◆ **GIVEN DATA**:
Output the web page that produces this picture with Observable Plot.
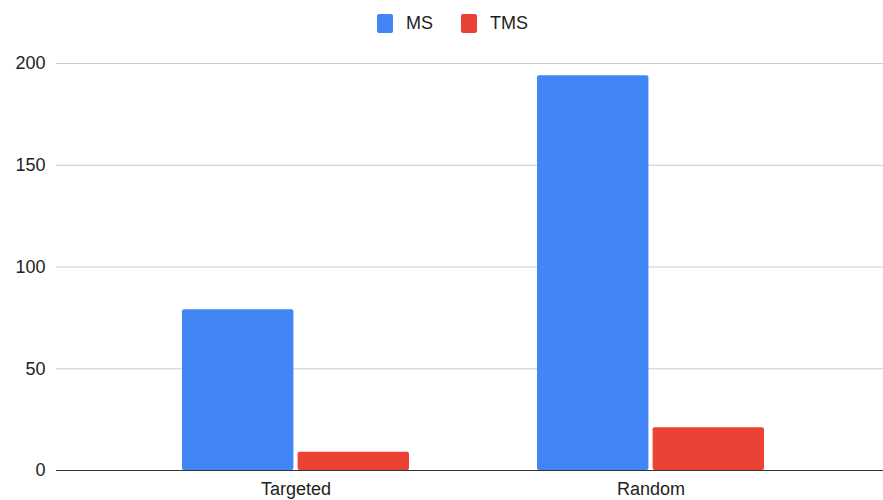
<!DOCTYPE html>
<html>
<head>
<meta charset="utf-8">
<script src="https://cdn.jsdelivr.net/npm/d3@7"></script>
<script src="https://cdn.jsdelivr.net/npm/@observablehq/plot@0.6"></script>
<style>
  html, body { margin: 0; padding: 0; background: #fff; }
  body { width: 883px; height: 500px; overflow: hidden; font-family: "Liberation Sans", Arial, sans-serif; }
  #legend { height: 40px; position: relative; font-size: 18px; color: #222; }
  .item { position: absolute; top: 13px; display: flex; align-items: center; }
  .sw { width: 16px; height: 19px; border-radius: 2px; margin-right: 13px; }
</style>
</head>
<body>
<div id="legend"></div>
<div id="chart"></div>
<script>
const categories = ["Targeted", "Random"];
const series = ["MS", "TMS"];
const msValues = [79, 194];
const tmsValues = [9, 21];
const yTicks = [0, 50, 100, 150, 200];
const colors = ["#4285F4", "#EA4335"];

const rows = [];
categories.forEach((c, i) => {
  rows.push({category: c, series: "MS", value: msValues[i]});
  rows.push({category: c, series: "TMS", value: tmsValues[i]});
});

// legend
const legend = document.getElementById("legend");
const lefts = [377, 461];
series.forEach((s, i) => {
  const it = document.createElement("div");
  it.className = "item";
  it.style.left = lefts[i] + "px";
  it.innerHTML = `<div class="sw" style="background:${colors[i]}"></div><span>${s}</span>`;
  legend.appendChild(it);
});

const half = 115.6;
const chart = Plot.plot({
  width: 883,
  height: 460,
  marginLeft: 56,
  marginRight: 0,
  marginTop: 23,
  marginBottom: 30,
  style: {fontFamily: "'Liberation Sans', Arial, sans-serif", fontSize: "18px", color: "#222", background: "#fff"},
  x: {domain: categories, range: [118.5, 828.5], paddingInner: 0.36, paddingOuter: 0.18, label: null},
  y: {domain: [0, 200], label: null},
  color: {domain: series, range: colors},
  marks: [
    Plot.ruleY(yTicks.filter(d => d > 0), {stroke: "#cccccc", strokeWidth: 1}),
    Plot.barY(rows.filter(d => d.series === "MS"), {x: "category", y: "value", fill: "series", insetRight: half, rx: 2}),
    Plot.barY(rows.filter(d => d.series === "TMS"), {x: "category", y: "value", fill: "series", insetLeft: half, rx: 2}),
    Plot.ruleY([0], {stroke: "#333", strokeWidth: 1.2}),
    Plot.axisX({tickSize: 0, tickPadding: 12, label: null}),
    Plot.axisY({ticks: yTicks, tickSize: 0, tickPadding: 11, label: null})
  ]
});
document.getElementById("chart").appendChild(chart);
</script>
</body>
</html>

◆ **WHAT YOU SHOULD DO**: Take the listing above and restate it word for word, without its pictures.

◆ **TASK OUTPUT**:
Output the web page that produces this picture with Observable Plot.
<!DOCTYPE html>
<html>
<head>
<meta charset="utf-8">
<script src="https://cdn.jsdelivr.net/npm/d3@7"></script>
<script src="https://cdn.jsdelivr.net/npm/@observablehq/plot@0.6"></script>
<style>
  html, body { margin: 0; padding: 0; background: #fff; }
  body { width: 883px; height: 500px; overflow: hidden; font-family: "Liberation Sans", Arial, sans-serif; }
  #legend { height: 40px; position: relative; font-size: 18px; color: #222; }
  .item { position: absolute; top: 13px; display: flex; align-items: center; }
  .sw { width: 16px; height: 19px; border-radius: 2px; margin-right: 13px; }
</style>
</head>
<body>
<div id="legend"></div>
<div id="chart"></div>
<script>
const categories = ["Targeted", "Random"];
const series = ["MS", "TMS"];
const msValues = [79, 194];
const tmsValues = [9, 21];
const yTicks = [0, 50, 100, 150, 200];
const colors = ["#4285F4", "#EA4335"];

const rows = [];
categories.forEach((c, i) => {
  rows.push({category: c, series: "MS", value: msValues[i]});
  rows.push({category: c, series: "TMS", value: tmsValues[i]});
});

// legend
const legend = document.getElementById("legend");
const lefts = [377, 461];
series.forEach((s, i) => {
  const it = document.createElement("div");
  it.className = "item";
  it.style.left = lefts[i] + "px";
  it.innerHTML = `<div class="sw" style="background:${colors[i]}"></div><span>${s}</span>`;
  legend.appendChild(it);
});

const half = 115.6;
const chart = Plot.plot({
  width: 883,
  height: 460,
  marginLeft: 56,
  marginRight: 0,
  marginTop: 23,
  marginBottom: 30,
  style: {fontFamily: "'Liberation Sans', Arial, sans-serif", fontSize: "18px", color: "#222", background: "#fff"},
  x: {domain: categories, range: [118.5, 828.5], paddingInner: 0.36, paddingOuter: 0.18, label: null},
  y: {domain: [0, 200], label: null},
  color: {domain: series, range: colors},
  marks: [
    Plot.ruleY(yTicks.filter(d => d > 0), {stroke: "#cccccc", strokeWidth: 1}),
    Plot.barY(rows.filter(d => d.series === "MS"), {x: "category", y: "value", fill: "series", insetRight: half, rx: 2}),
    Plot.barY(rows.filter(d => d.series === "TMS"), {x: "category", y: "value", fill: "series", insetLeft: half, rx: 2}),
    Plot.ruleY([0], {stroke: "#333", strokeWidth: 1.2}),
    Plot.axisX({tickSize: 0, tickPadding: 12, label: null}),
    Plot.axisY({ticks: yTicks, tickSize: 0, tickPadding: 11, label: null})
  ]
});
document.getElementById("chart").appendChild(chart);
</script>
</body>
</html>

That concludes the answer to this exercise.